Sneak Peek At Square’s Data Reveals The Challenges Of Payments Business

Micropayments, commerce, and conventional payment providers sometimes track me down on LinkedIn to discuss  innovation in payments. When I get a chance to chat in person, the best discussions come from the entrepreneurs who see opportunity in shaking up how payments are done or addressing under-served groups like the “unbanked” (those without an account at a bank or another financial institution).

The latest incarnation of payment wars is not micropayments however, but decidedly more mainstream – portable payments. The one that comes to mind is Square, that was discussed in a revealing article on Techcrunch here, where a sneak peek at their dashboard looked amazing before deeper analysis.

From the image on the dashboard there were a few key numbers:

  • One day revenue of $59,390
  • Card Payments on one day 23,630
  • Total Flow $137M
That sure looks impressive, but how does that break down? Using some standard numbers:
  • Square’s fee: 2.75 percent
  • Standard credit card processing fee: 1.65 percent (also stated here)
This suggests that Square facilitate: $59390/0.0275  or $2.16M  in transactions that day.
However, using the standard fees above they had to pay:  $35,640.
  • That leaves a net revenue of:  $23,750 per day, or $712,500 per month for the entire company.
  • Using a loaded cost per employee estimate at $100K/year or $8333/month, that pays for 85 employees.
Square might be breaking even or close to breaking even at those numbers, but consider the missing costs from this equation:
  • 341,688 card readers designed, manufactured, and shipped
  • Charge-back fees
  • Network infrastructure
  • Customer acquisition costs
  • Marketing costs
  • Customer support systems and processes

Their business is indeed doing well, but they still have a way to go, and the ride is a rollercoaster. In those 23,630 card payments that day lay an average transaction cost of $91.41, but from only 7 percent of their merchant base.  That’s a hidden double-edged sword – they may be addressing the portable payments business and closing a ton of new merchants, but the merchants may be low volume.

On the plus side if they either increase the volume per merchant or increase the percentage of active merchants, their numbers could soar. Lastly, the question of transaction size brings up a good question – while Square advertises small sidewalk and alternate merchants being enabled, how do small merchants reconcile with the average transaction of $91 plus?
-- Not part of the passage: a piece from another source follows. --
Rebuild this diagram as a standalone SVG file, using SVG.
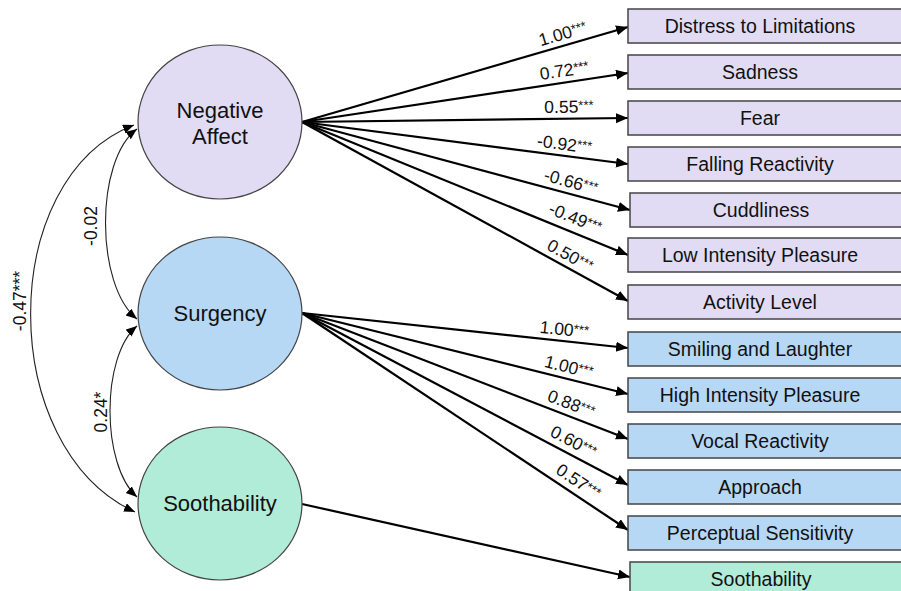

While Square hasn’t made it yet, they clearly have made significant progress toward solving a payment problem. By removing merchant fees and creating a simple and reasonable way to charge credit cards, they have opened up a new, potentially vast, and probably irregular new era of occasional merchants.

They have also attracted a lot of attention. Competitors like Intuit have stepped moved aggressively into the space. Some have of the competitors like Verifone have even leveled security accusations against them. They have also received attention from Visa who has made an undisclosed strategic investment in Square.  So it is obvious that Square’s CEO, Jack Dorsey and team are on the right track. I look forward to following their progress.

About Duane Kuroda

Business ninja, deal hunter, Internet marketer, and technology fiddler obsessed about growing companies and launching products. Currently at Peerspin, Duane’s past lives include Vice President of Marketing roles at companies leading micropayments, Internet video, and online communities as well as research and consulting for mobile advertising. Duane has spoken at conferences including Digital Hollywood and Digital Video Expo on topics covering monetizing online content and online video, has appeared on TechNowTV and KNTV, and has been quoted in various magazines. Follow Duane on Twitter: @dkuroda.

  • http://jaredronski.blogspot.com Jared Ronski

    Coming from the payments side of the business, I definitely think the developments at Square are interesting, however I agree that they are creating occasional merchants with very low volume. To be successful in this business, because of the VERY low margins, they need get some very high volume merchants. I think an industry that they should go after is the MLM/Direct Sales. Alot of these companies are now hosting parties, and people need to pay for products at these parties, this is a perfect application of the technology.